Task to complete - Leave out the pictures and transcribe everything else exactly.

Material -
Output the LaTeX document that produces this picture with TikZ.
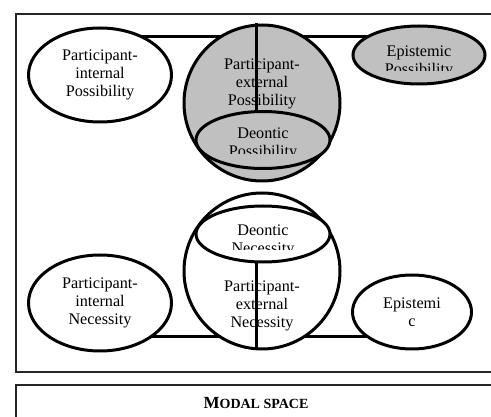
\documentclass[tikz,border=0pt]{standalone}
\usepackage{fontspec}
\setmainfont{Liberation Serif}
\usetikzlibrary{shapes.geometric,backgrounds}
\definecolor{silv}{HTML}{C0C0C0}
\tikzset{
 oval/.style={ellipse,draw,line width=3pt,inner sep=0pt},
 ball/.style={circle,draw,line width=3pt,inner sep=0pt,minimum size=156pt},
 lbl/.style={align=center,font=\fontsize{16.2}{18}\selectfont,inner sep=0pt},
 bar/.style={line width=3pt},
 frame/.style={line width=1.2pt,draw=black!85}
}
\begin{document}
\begin{tikzpicture}[x=1pt,y=-1pt]
 \useasboundingbox (0,0) rectangle (491,417);
 \draw[frame] (16,14) rectangle (500,372); %upper frame
 \draw[frame] (16,385) rectangle (500,430); %lower frame
 %possibility
 \node[oval,fill=white,minimum width=143pt,minimum height=94pt,lbl] (intpos) at (100,75) {Participant-\\internal\\Possibility};
 \node[ball,fill=silv] (extpos) at (262,103) {};
 \node[lbl] (extpostxt) at (262,84) {Participant-\\external\\Possibility};
 \node[oval,fill=silv,minimum width=134pt,minimum height=57pt] (deopos) at (263,140) {};
 \begin{scope}
  \clip (195,110) rectangle (332,154);
  \node[lbl] (deopostxt) at (263,144) {Deontic\\Possibility};
 \end{scope}
 \draw[bar] (extpos.north -| 256,0) -- (deopos.north -| 256,0);
 \node[oval,fill=silv,minimum width=132pt,minimum height=58pt] (epipos) at (419,55) {};
 \begin{scope}
  \clip (352,25) rectangle (487,71);
  \node[lbl] (epipostxt) at (419,62) {Epistemic\\Possibility};
 \end{scope}
 \begin{scope}[on background layer]
  \draw[bar] (intpos.center |- 0,37) -- (epipos.center |- 0,37);
 \end{scope}
 %necessity
 \node[ball,fill=white] (extnec) at (262,271) {};
 \node[lbl] (extnectxt) at (262,306) {Participant-\\external\\Necessity};
 \node[oval,fill=white,minimum width=134pt,minimum height=56pt] (deonec) at (263,234) {};
 \begin{scope}
  \clip (195,205) rectangle (332,250);
  \node[lbl] (deonectxt) at (263,241) {Deontic\\Necessity};
 \end{scope}
 \draw[bar] (deonec.south -| 256,0) -- (extnec.south -| 256,0);
 \node[oval,fill=white,minimum width=143pt,minimum height=96pt,lbl] (intnec) at (100,303) {Participant-\\internal\\Necessity};
 \node[oval,fill=white,minimum width=119pt,minimum height=74pt,lbl] (epinec) at (412,312) {Epistemi\\c};
 \begin{scope}[on background layer]
  \draw[bar] (intnec.center |- 0,337) -- (epinec.center |- 0,337);
 \end{scope}
 \node[font=\bfseries] (modal) at (256,403) {\fontsize{17}{20}\selectfont M\fontsize{14}{16}\selectfont ODAL SPACE};
\end{tikzpicture}
\end{document}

Task output -
Output the LaTeX document that produces this picture with TikZ.
\documentclass[tikz,border=0pt]{standalone}
\usepackage{fontspec}
\setmainfont{Liberation Serif}
\usetikzlibrary{shapes.geometric,backgrounds}
\definecolor{silv}{HTML}{C0C0C0}
\tikzset{
 oval/.style={ellipse,draw,line width=3pt,inner sep=0pt},
 ball/.style={circle,draw,line width=3pt,inner sep=0pt,minimum size=156pt},
 lbl/.style={align=center,font=\fontsize{16.2}{18}\selectfont,inner sep=0pt},
 bar/.style={line width=3pt},
 frame/.style={line width=1.2pt,draw=black!85}
}
\begin{document}
\begin{tikzpicture}[x=1pt,y=-1pt]
 \useasboundingbox (0,0) rectangle (491,417);
 \draw[frame] (16,14) rectangle (500,372); %upper frame
 \draw[frame] (16,385) rectangle (500,430); %lower frame
 %possibility
 \node[oval,fill=white,minimum width=143pt,minimum height=94pt,lbl] (intpos) at (100,75) {Participant-\\internal\\Possibility};
 \node[ball,fill=silv] (extpos) at (262,103) {};
 \node[lbl] (extpostxt) at (262,84) {Participant-\\external\\Possibility};
 \node[oval,fill=silv,minimum width=134pt,minimum height=57pt] (deopos) at (263,140) {};
 \begin{scope}
  \clip (195,110) rectangle (332,154);
  \node[lbl] (deopostxt) at (263,144) {Deontic\\Possibility};
 \end{scope}
 \draw[bar] (extpos.north -| 256,0) -- (deopos.north -| 256,0);
 \node[oval,fill=silv,minimum width=132pt,minimum height=58pt] (epipos) at (419,55) {};
 \begin{scope}
  \clip (352,25) rectangle (487,71);
  \node[lbl] (epipostxt) at (419,62) {Epistemic\\Possibility};
 \end{scope}
 \begin{scope}[on background layer]
  \draw[bar] (intpos.center |- 0,37) -- (epipos.center |- 0,37);
 \end{scope}
 %necessity
 \node[ball,fill=white] (extnec) at (262,271) {};
 \node[lbl] (extnectxt) at (262,306) {Participant-\\external\\Necessity};
 \node[oval,fill=white,minimum width=134pt,minimum height=56pt] (deonec) at (263,234) {};
 \begin{scope}
  \clip (195,205) rectangle (332,250);
  \node[lbl] (deonectxt) at (263,241) {Deontic\\Necessity};
 \end{scope}
 \draw[bar] (deonec.south -| 256,0) -- (extnec.south -| 256,0);
 \node[oval,fill=white,minimum width=143pt,minimum height=96pt,lbl] (intnec) at (100,303) {Participant-\\internal\\Necessity};
 \node[oval,fill=white,minimum width=119pt,minimum height=74pt,lbl] (epinec) at (412,312) {Epistemi\\c};
 \begin{scope}[on background layer]
  \draw[bar] (intnec.center |- 0,337) -- (epinec.center |- 0,337);
 \end{scope}
 \node[font=\bfseries] (modal) at (256,403) {\fontsize{17}{20}\selectfont M\fontsize{14}{16}\selectfont ODAL SPACE};
\end{tikzpicture}
\end{document}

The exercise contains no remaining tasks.